Don't forget that there are many ETF providers out there as well. These would include Vanguard, Horizon, BMO, to name a few. Each provider has their own management fees. There may be ETFs that track exactly the same thing across each of the providers. For example, Vanguard will have their own ETF that tracks the TSX index, and so will Horizon. There is actually an ETF database website that provides a complete list of ETF issuers.

So imagine all of the combination of ETFs you can possible have... how should one choose ETFs for his or her portfolio?

ETFs are a great way to diversify one's portfolio if there isn't a lot of money to invest. Trying to pick stocks with only a small sum of money can be difficult and cost inefficient due to trading fees. Also, trying to properly diversify your portfolio with a good number of stocks that cover the market can be challenging and time consuming. Purchasing an ETF can instantly diversify yourself since most ETFs track a group of stocks of a particular sector or index. Buying an ETF that tracks the TSX will instantly diversify yourself across the entire market since you are essentially "buying the market". Buying an ETF that tracks the Canadian health care sector will diversify your portfolio across the health care sector.
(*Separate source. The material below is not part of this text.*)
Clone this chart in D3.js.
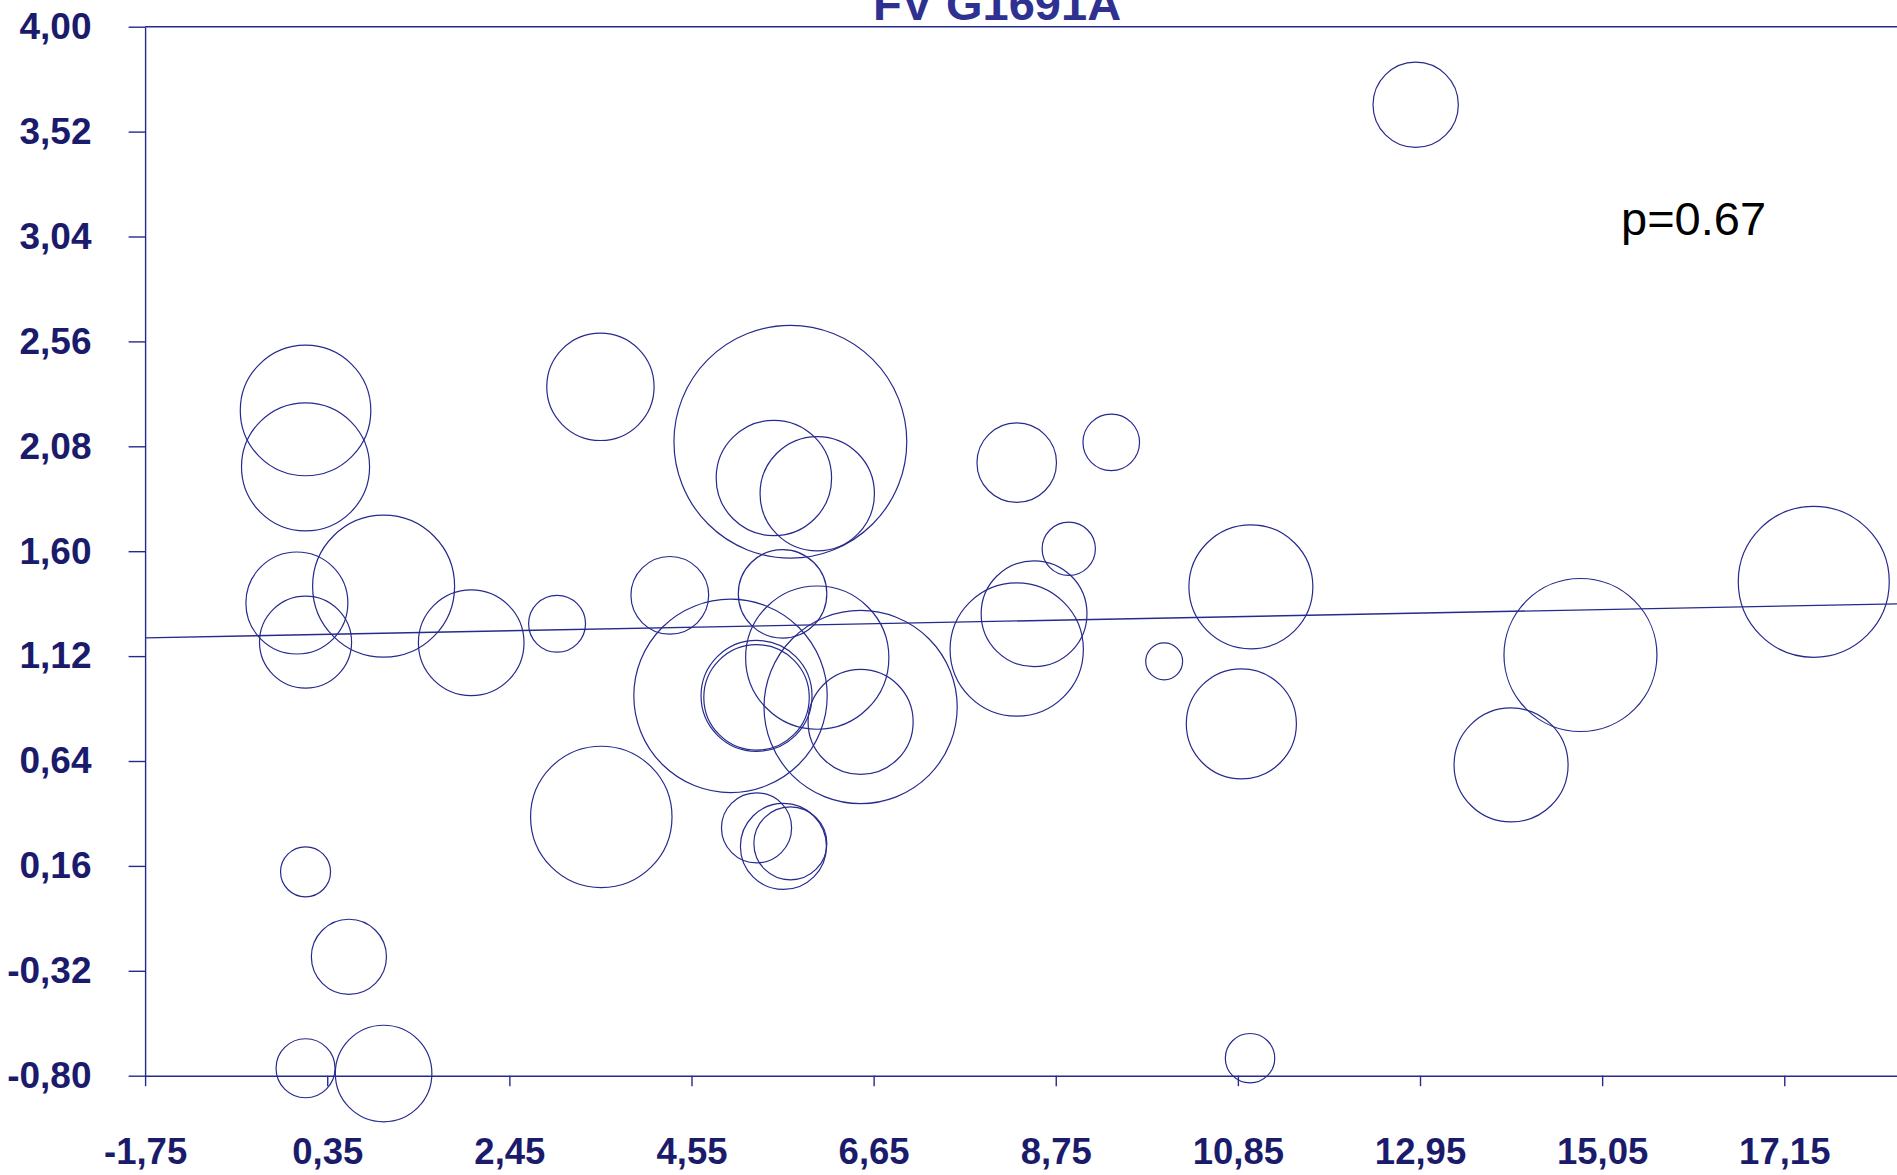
<!DOCTYPE html>
<html>
<head>
<meta charset="utf-8">
<title>FV G1691A</title>
<script src="https://cdn.jsdelivr.net/npm/d3@7"></script>
<style>
  html, body { margin: 0; padding: 0; background: #ffffff; overflow: hidden; }
  svg { display: block; }
  text { font-family: "Liberation Sans", Arial, Helvetica, sans-serif; }
</style>
</head>
<body>
<svg id="chart" width="1897" height="1175"></svg>
<script>
// Meta-regression bubble plot: study covariate vs. effect size, bubble area ~ study weight
const chartTitle = "FV G1691A";
const pLabel = "p=0.67";

const studyX = [12.90, 0.10, 0.10, 0.00, 0.10, 1.00, 2.01, 3.00, 3.50, 4.30,
                3.51, 5.69, 5.50, 6.00, 5.60, 5.00, 5.30, 5.30, 6.00, 6.50,
                6.50, 5.30, 5.61, 5.69, 8.30, 9.39, 8.90, 8.50, 8.30, 10.00,
                11.00, 10.89, 10.99, 14.80, 14.00, 17.49, 0.10, 0.60, 0.10, 1.00];
const studyY = [3.643, 2.244, 1.986, 1.363, 1.184, 1.440, 1.181, 1.268, 2.352, 1.398,
                0.384, 2.101, 1.935, 1.863, 1.405, 0.938, 0.938, 0.931, 1.113, 0.887,
                0.819, 0.334, 0.249, 0.263, 2.005, 2.098, 1.611, 1.314, 1.150, 1.096,
                1.437, 0.810, -0.720, 1.125, 0.622, 1.460, 0.133, -0.256, -0.766, -0.790];
const studyWeight = [18.2, 42.6, 41.0, 26.0, 21.2, 50.4, 27.9, 8.1, 28.8, 15.1,
                     50.0, 135.5, 33.3, 32.7, 19.6, 93.5, 30.8, 27.8, 51.3, 93.3,
                     27.6, 12.3, 18.5, 13.3, 15.8, 8.0, 7.1, 28.0, 44.4, 3.4,
                     38.4, 30.3, 6.1, 58.5, 32.5, 57.0, 6.25, 14.1, 8.7, 23.3];

// Fitted meta-regression line: y = intercept + slope * x
const regIntercept = 1.217;
const regSlope = 0.0077;

// Axis extent and tick labels
const xDomain = [-1.75, 19.25];
const xTicks = [-1.75, 0.35, 2.45, 4.55, 6.65, 8.75, 10.85, 12.95, 15.05, 17.15];
const yTicks = [-0.80, -0.32, 0.16, 0.64, 1.12, 1.60, 2.08, 2.56, 3.04, 3.52, 4.00];

const W = 1897, H = 1175;
const navy = "#262a8c";
const labelNavy = "#1b1b6b";

const svg = d3.select("#chart");

const x = d3.scaleLinear().domain(xDomain).range([145.1, 1966.4]);
const y = d3.scaleLinear().domain([yTicks[0], yTicks[yTicks.length - 1]]).range([1075.7, 26.7]);
const r = d3.scaleSqrt().domain([0, 100]).range([0, 100]);

const locale = d3.formatLocale({decimal: ",", thousands: ".", grouping: [3], currency: ["", ""], minus: "-"});
const fmt = locale.format(".2f");

// Top frame line
svg.append("line")
  .attr("x1", x(xDomain[0])).attr("x2", W)
  .attr("y1", y(yTicks[yTicks.length - 1])).attr("y2", y(yTicks[yTicks.length - 1]))
  .attr("stroke", navy).attr("stroke-width", 1.4);

// Y axis
const yAxis = svg.append("g")
  .attr("transform", `translate(${x(xDomain[0])},0)`)
  .call(d3.axisLeft(y).tickValues(yTicks).tickSize(16.5).tickSizeOuter(0).tickFormat(fmt));
yAxis.select(".domain").attr("stroke", navy).attr("stroke-width", 1.4);
yAxis.selectAll(".tick line").attr("stroke", navy).attr("stroke-width", 1.4);
yAxis.selectAll(".tick text")
  .attr("x", 91.5 - 145.1).attr("dy", null).attr("y", 11.8)
  .attr("fill", labelNavy).attr("font-size", 37).attr("font-weight", "bold")
  .attr("font-family", "'Liberation Sans', Arial, sans-serif");

// X axis
const xAxis = svg.append("g")
  .attr("transform", `translate(0,${y(yTicks[0])})`)
  .call(d3.axisBottom(x).tickValues(xTicks).tickSize(10.5).tickSizeOuter(0).tickFormat(fmt));
xAxis.select(".domain").attr("stroke", navy).attr("stroke-width", 1.4);
xAxis.selectAll(".tick line").attr("stroke", navy).attr("stroke-width", 1.4);
xAxis.selectAll(".tick text")
  .attr("dy", null).attr("y", 88)
  .attr("fill", labelNavy).attr("font-size", 36.5).attr("font-weight", "bold")
  .attr("font-family", "'Liberation Sans', Arial, sans-serif");

// Regression line across the visible range
const xEnd = x.invert(W);
const regData = [xDomain[0], xEnd].map(v => [v, regIntercept + regSlope * v]);
svg.append("path")
  .datum(regData)
  .attr("d", d3.line().x(d => x(d[0])).y(d => y(d[1])))
  .attr("fill", "none").attr("stroke", navy).attr("stroke-width", 1.4);

// Study bubbles
const studies = studyX.map((v, i) => ({x: v, y: studyY[i], w: studyWeight[i]}));
svg.append("g").selectAll("circle")
  .data(studies)
  .join("circle")
  .attr("cx", d => x(d.x))
  .attr("cy", d => y(d.y))
  .attr("r", d => r(d.w))
  .attr("fill", "none")
  .attr("stroke", navy)
  .attr("stroke-width", 1.2);

// Title (runs off the top edge)
svg.append("text")
  .attr("x", 997).attr("y", 20)
  .attr("text-anchor", "middle")
  .attr("font-size", 47).attr("font-weight", "bold")
  .attr("fill", "#2e3192")
  .text(chartTitle);

// p-value annotation
svg.append("text")
  .attr("x", 1621).attr("y", 235)
  .attr("font-size", 47)
  .attr("fill", "#000000")
  .text(pLabel);
</script>
</body>
</html>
However, buying too many ETFs can be problematic as well. Buying multiple ETFs in one portfolio can become redundant because of overlapping companies and sectors across each ETF. Purchasing an energy sector ETF, a bull ETF that tracks WTI crude prices, and an ETF that tracks the TSX is not efficient since all three ETFs have overlapping areas (in this case, you essentially own the energy sector or are capturing its price movement in each of the 3 ETFs). Buying multiple ETFs can also inadvertently cause oneself to become over leveraged or too exposed to one sector.

It's important to know what ETF you are buying and what it truly contains inside of it.... what stocks or what market category is it tracking? Is this a good opportunity to own this sector? Which sector has under performed recently or seems undervalued at this point in time? Understanding what and why you are buying an ETF is essential to ensure that one's portfolio remains properly diversified, lean, and effective. For a beginner investor, or simply someone who is a "buy it and forget it" investor, dollar cost averaging into a index ETF will ensure instant diversification in one's portfolio, and will provide consistent compounding returns over a long period of time.

So before impulsively buying any ETF, do your homework and find out which ETF is the best one that works for your portfolio. Because in the end, you don't want to be left choosing the underachiever.